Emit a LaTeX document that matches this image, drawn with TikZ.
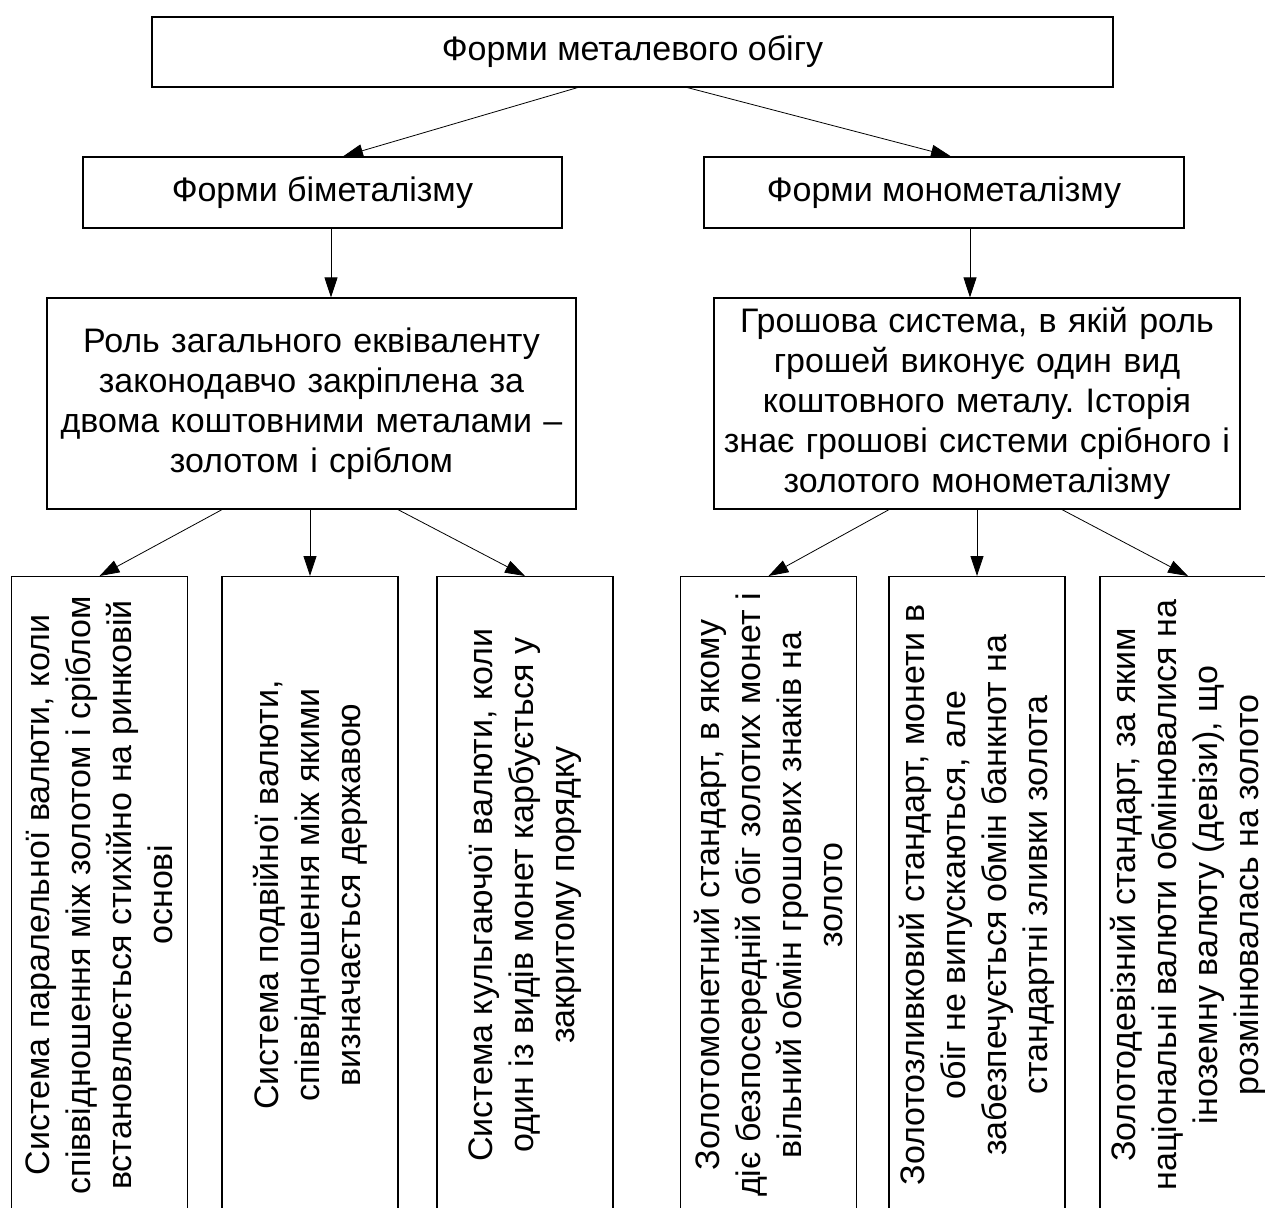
\documentclass[tikz,border=0pt]{standalone}
\usepackage{fontspec}
\setmainfont{Liberation Sans}
\frenchspacing
\usetikzlibrary{arrows.meta, calc, positioning}

\tikzset{
    box/.style={draw, line width=0.6pt, align=center, inner sep=0pt,
        font=\fontsize{17}{20}\selectfont},
    lowbox/.style={draw, line width=0.6pt, anchor=north, minimum width=88pt, minimum height=350pt},
    lowtext/.style={rotate=90, align=center, inner sep=0pt,
        font=\fontsize{17}{20.5}\selectfont}
}

\begin{document}
\begin{tikzpicture}[x=0.5pt, y=-0.5pt, >={Triangle[length=10pt, width=6.5pt]}]
    \useasboundingbox (0,0) rectangle (1265,1207);
    \clip (0,0) rectangle (1265,1207);

    \node[box, minimum width=480.5pt, minimum height=35pt] (forms) at (632.5,52) {Форми металевого обігу};
    \node[box, minimum width=239.5pt, minimum height=35.5pt] (bimet) at (322.5,192.5) {Форми біметалізму};
    \node[box, minimum width=240pt, minimum height=35.5pt] (monomet) at (944,192.5) {Форми монометалізму};

    \node[box, text width=264.5pt, minimum height=105.5pt] (bimetdef) at (311.5,403.5)
        {Роль загального еквіваленту\\законодавчо закріплена за\\двома коштовними металами –\\золотом і сріблом};
    \node[box, text width=263pt, minimum height=105.5pt] (monodef) at (977,403.5)
        {Грошова система, в якій роль\\грошей виконує один вид\\коштовного металу. Історія\\знає грошові системи срібного і\\золотого монометалізму};

    \node[lowbox] (parallel) at (99.5,576) {};
    \node[lowbox] (dual) at (310,576) {};
    \node[lowbox] (limping) at (525,576) {};
    \node[lowbox] (coin) at (768.5,576) {};
    \node[lowbox] (bullion) at (977,576) {};
    \node[lowbox] (exchange) at (1188,576) {};

    \node[lowtext] (paralleltext) at ($(parallel.north)+(0,319)$)
        {Система паралельної валюти, коли\\співвідношення між золотом і сріблом\\встановлюється стихійно на ринковій\\основі};
    \node[lowtext] (dualtext) at ($(dual.north)+(0,319)$)
        {Система подвійної валюти,\\співвідношення між якими\\визначається державою};
    \node[lowtext] (limpingtext) at ($(limping.north)+(0,319)$)
        {Система кульгаючої валюти, коли\\один із видів монет карбується у\\закритому порядку};
    \node[lowtext] (cointext) at ($(coin.north)+(0,319)$)
        {Золотомонетний стандарт, в якому\\діє безпосередній обіг золотих монет і\\вільний обмін грошових знаків на\\золото};
    \node[lowtext] (bulliontext) at ($(bullion.north)+(0,319)$)
        {Золотозливковий стандарт, монети в\\обіг не випускаються, але\\забезпечується обмін банкнот  на\\стандартні зливки золота};
    \node[lowtext] (exchangetext) at ($(exchange.north)+(0,319)$)
        {Золотодевізний стандарт, за яким\\національні валюти обмінювалися на\\іноземну валюту (девізи), що\\розмінювалась на золото};

    \draw
    ($(forms.south)+(-55,0)$) edge[->] ($(bimet.north)+(20.5,0)$)
    ($(forms.south)+(55,0)$) edge[->] ($(monomet.north)+(7,0)$)
    ($(bimet.south)+(8.5,0)$) edge[->] ($(bimetdef.north)+(19.5,0)$)
    ($(monomet.south)+(26,0)$) edge[->] ($(monodef.north)+(-7,0)$);

    \draw
    ($(bimetdef.south)+(-89.5,0)$) edge[->] (parallel.north)
    ($(bimetdef.south)+(-1.5,0)$) edge[->] (dual.north)
    ($(bimetdef.south)+(86.5,0)$) edge[->] (limping.north)
    ($(monodef.south)+(-88,0)$) edge[->] (coin.north)
    (monodef.south) edge[->] (bullion.north)
    ($(monodef.south)+(85,0)$) edge[->] (exchange.north);
\end{tikzpicture}
\end{document}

---*---

— The task —
Output exactly the span of lines from the top of the listing through the line holding "система, в якій", and leave every picture out.

— Answer to the exercise —
Emit a LaTeX document that matches this image, drawn with TikZ.
\documentclass[tikz,border=0pt]{standalone}
\usepackage{fontspec}
\setmainfont{Liberation Sans}
\frenchspacing
\usetikzlibrary{arrows.meta, calc, positioning}

\tikzset{
    box/.style={draw, line width=0.6pt, align=center, inner sep=0pt,
        font=\fontsize{17}{20}\selectfont},
    lowbox/.style={draw, line width=0.6pt, anchor=north, minimum width=88pt, minimum height=350pt},
    lowtext/.style={rotate=90, align=center, inner sep=0pt,
        font=\fontsize{17}{20.5}\selectfont}
}

\begin{document}
\begin{tikzpicture}[x=0.5pt, y=-0.5pt, >={Triangle[length=10pt, width=6.5pt]}]
    \useasboundingbox (0,0) rectangle (1265,1207);
    \clip (0,0) rectangle (1265,1207);

    \node[box, minimum width=480.5pt, minimum height=35pt] (forms) at (632.5,52) {Форми металевого обігу};
    \node[box, minimum width=239.5pt, minimum height=35.5pt] (bimet) at (322.5,192.5) {Форми біметалізму};
    \node[box, minimum width=240pt, minimum height=35.5pt] (monomet) at (944,192.5) {Форми монометалізму};

    \node[box, text width=264.5pt, minimum height=105.5pt] (bimetdef) at (311.5,403.5)
        {Роль загального еквіваленту\\законодавчо закріплена за\\двома коштовними металами –\\золотом і сріблом};
    \node[box, text width=263pt, minimum height=105.5pt] (monodef) at (977,403.5)
        {Грошова система, в якій роль\\грошей виконує один вид\\коштовного металу. Історія\\знає грошові системи срібного і\\золотого монометалізму};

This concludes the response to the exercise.